Later this year, the Russian Pacific Fleet will also participate in three major international joint naval exercises. According to Pacific Fleet spokesman Captain 1st Rank Roman Martov, these include joint drills with the navies of India, China and the member states of the Association of Southeast Asian Nations (ASEAN). Since 2003, India and Russia have conducted seven large “INDRA” joint ground and naval drill exercises. And this summer, Russia’s Pacific Fleet will participate in INDRA 2014 naval exercises, scheduled to be held in the Sea of Japan. The drills will start with a visit by a squadron of Indian warships to Vladivostok in July. Building on the recent Russian-Chinese naval cooperation in the eastern Mediterranean securing Syrian chemical weapons, in May–June, the Pacific Fleet will also hold Maritime Cooperation 2014 joint drills with the Chinese navy in the northern part of the East China Sea (Deita, February 27).

Furthermore, Russia’s Pacific Fleet will participate in ASEAN’s Komodo 2014 multilateral joint exercise starting March 28, to improve international naval cooperation capabilities in disaster relief. The Komodo 2014 exercise will be held off the Natuna and Anambas Islands in the Riau archipelago and will involve 28 warships and 4,000 personnel from all ten ASEAN members as well as Russia, Australia, China, India, Japan, New Zealand, South Korea and the United States (The Jakarta Post, February 26).

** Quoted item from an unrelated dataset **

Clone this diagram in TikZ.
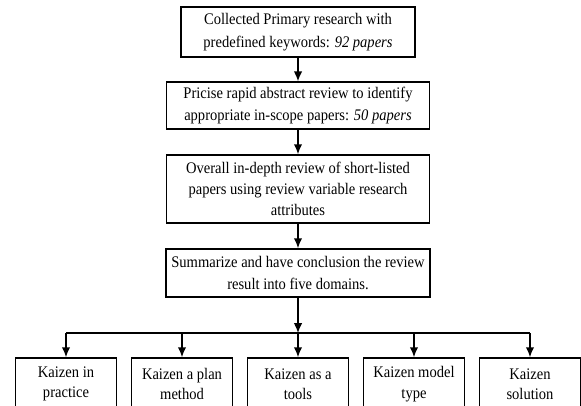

What is notable about INDRA 2014, Maritime Cooperation 2014, and Komodo 2014 is that the Russian Pacific Fleet ships will be carrying out joint naval exercises with countries that have overlapping maritime disputes. India and Pakistan dispute the boundary in Sir Creek estuary at the mouth of the Rann of Kutch in the Arabian Sea and; to the east, India has maritime boundary claims against Bangladesh. Indonesia has maritime frontier issues with Timor-Leste, Australia, Malaysia, Singapore, Palau and Vietnam. ASEAN member states Malaysia, the Philippines, Vietnam, and Brunei contest Chinese claims over the Spratly Islands, while the Philippines dispute China’s assertion of sovereignty over Scarborough Reef. China also occupies some of the Paracel Islands, which are claimed by Vietnam. Meanwhile, Russia and Japan contest the Kuril Islands/Northern Territories.

Accordingly, the upcoming Russian naval drills will involve the Pacific Fleet in exercises that carry some substantial and mutually exclusive diplomatic baggage—especially as China has territorial disputes not only with Japan and ASEAN members, but India as well. And this is occurring as the United States’ military begins to pivot 60 percent of its forces into the Pacific. The only definite certainty then is that Russia’s Pacific Fleet is receiving some long-overdue attention from Moscow at last. But how the Russian government will interact with and reconcile the competing territorial claims of its new naval exercise partners is quite another matter entirely.